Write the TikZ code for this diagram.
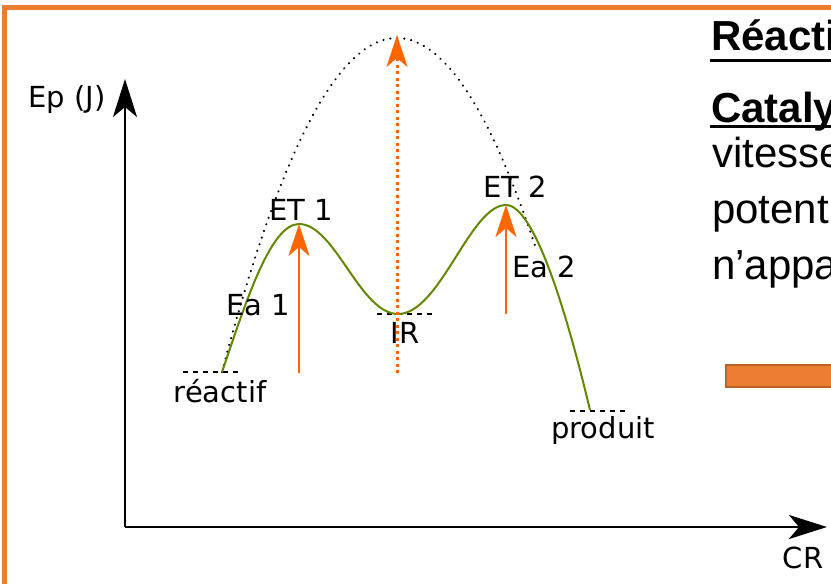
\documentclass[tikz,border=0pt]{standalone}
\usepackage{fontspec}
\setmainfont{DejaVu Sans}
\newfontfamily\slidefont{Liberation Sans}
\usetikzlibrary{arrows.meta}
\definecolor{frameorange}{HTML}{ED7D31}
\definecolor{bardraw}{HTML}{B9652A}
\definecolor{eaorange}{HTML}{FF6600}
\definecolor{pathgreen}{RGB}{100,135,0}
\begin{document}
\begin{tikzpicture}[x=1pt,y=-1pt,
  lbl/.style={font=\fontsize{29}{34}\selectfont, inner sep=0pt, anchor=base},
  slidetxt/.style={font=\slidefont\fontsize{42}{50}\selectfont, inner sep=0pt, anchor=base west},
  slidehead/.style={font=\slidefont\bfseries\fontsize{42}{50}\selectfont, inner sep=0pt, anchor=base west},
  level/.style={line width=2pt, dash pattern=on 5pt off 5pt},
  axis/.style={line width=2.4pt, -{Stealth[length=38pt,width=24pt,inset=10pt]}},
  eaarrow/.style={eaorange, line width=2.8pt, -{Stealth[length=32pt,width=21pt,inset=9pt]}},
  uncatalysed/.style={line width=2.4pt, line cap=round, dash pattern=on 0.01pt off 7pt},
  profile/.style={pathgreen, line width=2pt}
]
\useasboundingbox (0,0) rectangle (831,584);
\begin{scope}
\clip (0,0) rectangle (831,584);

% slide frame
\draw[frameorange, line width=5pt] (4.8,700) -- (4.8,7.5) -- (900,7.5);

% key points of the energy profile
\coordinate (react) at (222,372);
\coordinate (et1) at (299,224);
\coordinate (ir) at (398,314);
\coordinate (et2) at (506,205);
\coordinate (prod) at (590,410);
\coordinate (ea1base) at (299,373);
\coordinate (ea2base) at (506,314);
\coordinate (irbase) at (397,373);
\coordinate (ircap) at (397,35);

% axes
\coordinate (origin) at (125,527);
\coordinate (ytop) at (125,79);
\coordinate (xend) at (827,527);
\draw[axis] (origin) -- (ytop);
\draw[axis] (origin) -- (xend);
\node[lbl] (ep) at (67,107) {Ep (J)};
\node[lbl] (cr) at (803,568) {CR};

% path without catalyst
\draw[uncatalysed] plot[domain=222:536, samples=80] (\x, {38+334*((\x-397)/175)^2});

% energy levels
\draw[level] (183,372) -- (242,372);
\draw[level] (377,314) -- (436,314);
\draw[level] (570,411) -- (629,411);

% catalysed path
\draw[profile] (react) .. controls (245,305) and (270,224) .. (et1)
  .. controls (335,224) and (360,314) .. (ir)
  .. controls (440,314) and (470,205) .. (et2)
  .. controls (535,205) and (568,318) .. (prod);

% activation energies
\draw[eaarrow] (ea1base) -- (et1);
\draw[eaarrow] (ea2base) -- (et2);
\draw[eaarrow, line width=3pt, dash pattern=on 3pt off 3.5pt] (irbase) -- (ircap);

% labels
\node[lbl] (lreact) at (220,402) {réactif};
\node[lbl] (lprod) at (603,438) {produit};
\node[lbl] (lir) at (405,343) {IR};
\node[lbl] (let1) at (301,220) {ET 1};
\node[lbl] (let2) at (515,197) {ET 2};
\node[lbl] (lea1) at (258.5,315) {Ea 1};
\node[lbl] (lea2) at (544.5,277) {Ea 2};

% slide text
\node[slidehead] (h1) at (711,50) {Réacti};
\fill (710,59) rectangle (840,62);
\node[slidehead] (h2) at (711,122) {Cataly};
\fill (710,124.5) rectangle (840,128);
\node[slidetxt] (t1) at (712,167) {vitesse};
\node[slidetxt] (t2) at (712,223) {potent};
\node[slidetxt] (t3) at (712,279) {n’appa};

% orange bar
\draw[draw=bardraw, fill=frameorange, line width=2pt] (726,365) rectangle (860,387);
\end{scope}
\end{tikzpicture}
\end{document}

Work required:
Reproduce the material above exactly, first line through the line that contains "(4.8,7.5) -- (900,7.5);", minus the pictures.

Solution to this exercise:
Write the TikZ code for this diagram.
\documentclass[tikz,border=0pt]{standalone}
\usepackage{fontspec}
\setmainfont{DejaVu Sans}
\newfontfamily\slidefont{Liberation Sans}
\usetikzlibrary{arrows.meta}
\definecolor{frameorange}{HTML}{ED7D31}
\definecolor{bardraw}{HTML}{B9652A}
\definecolor{eaorange}{HTML}{FF6600}
\definecolor{pathgreen}{RGB}{100,135,0}
\begin{document}
\begin{tikzpicture}[x=1pt,y=-1pt,
  lbl/.style={font=\fontsize{29}{34}\selectfont, inner sep=0pt, anchor=base},
  slidetxt/.style={font=\slidefont\fontsize{42}{50}\selectfont, inner sep=0pt, anchor=base west},
  slidehead/.style={font=\slidefont\bfseries\fontsize{42}{50}\selectfont, inner sep=0pt, anchor=base west},
  level/.style={line width=2pt, dash pattern=on 5pt off 5pt},
  axis/.style={line width=2.4pt, -{Stealth[length=38pt,width=24pt,inset=10pt]}},
  eaarrow/.style={eaorange, line width=2.8pt, -{Stealth[length=32pt,width=21pt,inset=9pt]}},
  uncatalysed/.style={line width=2.4pt, line cap=round, dash pattern=on 0.01pt off 7pt},
  profile/.style={pathgreen, line width=2pt}
]
\useasboundingbox (0,0) rectangle (831,584);
\begin{scope}
\clip (0,0) rectangle (831,584);

% slide frame
\draw[frameorange, line width=5pt] (4.8,700) -- (4.8,7.5) -- (900,7.5);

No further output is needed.